Why is this? At the time of the Olympics’ founding, French was the ONLY official language – because it was considered the most prestigious language in the world back in its heyday. English was only added later as its prominence grew. Now it has surpassed French as the World Language and the French is only there now more or less as a formality.
Of course, we can’t discount the fact that French is still quite influential. Next to English, French has the highest number countries speaking it as an official language, most of them in Africa.
Thank you for that insight, JWF. That is true to a point, but I think the extra amounts of French John delivered was due to national bilingualism. Do you have any what the BOC chair’s French was like? Was it better than John’s? That would be interesting to compare.
I thought his French was terrible but then again the whole speech was lacklustre.He could have taken some pointers from Obama on how to deliver a real speech.
Thanks for your comment, Tim.
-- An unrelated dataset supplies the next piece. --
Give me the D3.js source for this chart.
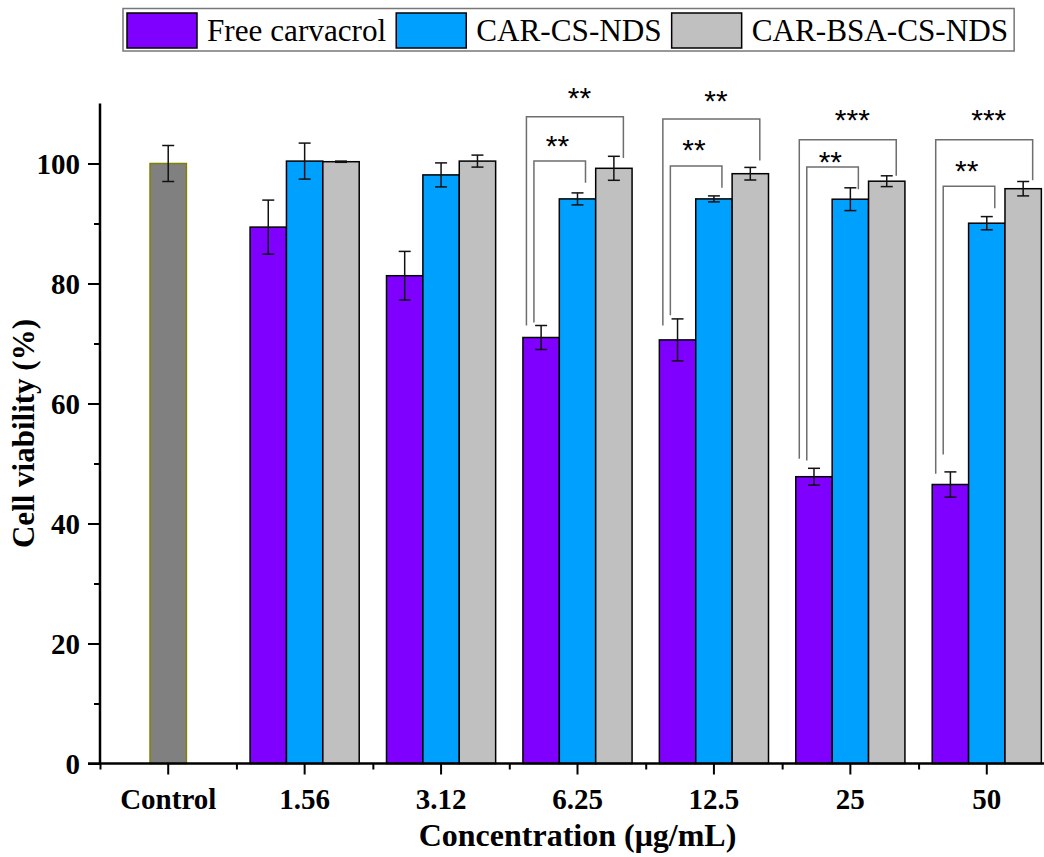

Obama’s a pretty high standard to live up to. Obama is currently my golden standard for a real high profile public speaker when it comes to speech delivery.
Does anyone have a link to that speech? I cannot find it on youtube and would really like to see (and hear it) after reading those comments. My students of French thought it was very funny.
AMTCHIM, YouTube has sold out on its generation by succumbing to corporate and legal pressures of the IOC. They pretty much banned any official broadcast clips, even if you videotaped it from a camcorder from your TV screen and not even direct. They still are even after the Olympics are over. I just demonstrated it in a post with the Sidney Crosby Golden Goal.
Mr. Furlong’s French, if it can indeed be called that, was truly abominable. Someone should have least helped him to do it phonetically. Still, we shouldn’t lose sight of one remarkable thing: the actual addresses he gave were excellent. Unusually so!
My take: http://memestreamblog.wordpress.com/2010/03/01/golden-olympics/
Thanks, MBJESQ. Thanks for weighing in and sharing your take on the situation. I like it!
John has done a truly outstanding job organizing the Olympics. I never thought these games would be so fun and so full of Canadian pride. I have to say his French pronunciation just has me laughing with joy. It’s not an insult. We’ve all heard equivalently bad English accents. I bet he has a terrible Newfoundland accent too! We’re all Canadian: we don’t need to get uptight. I love all parts of this wonderful country.
Thanks, John B! You get my vote for Most Canadian response to this hotly debated issue!
And if the VANOC people had been brilliant enough, they’d have claimed John Furlong’s bad French was part of the humour theme of the night where he was poking fun at himself for how bad his French was! But alas, pipe dreams only happens when smoking pipes full of weed, which I’m surprised was not in the Closing Ceremonies.
Speaking of pipe dreams, if I were rich enough to give you a prize, I’d give you a sloop, John B!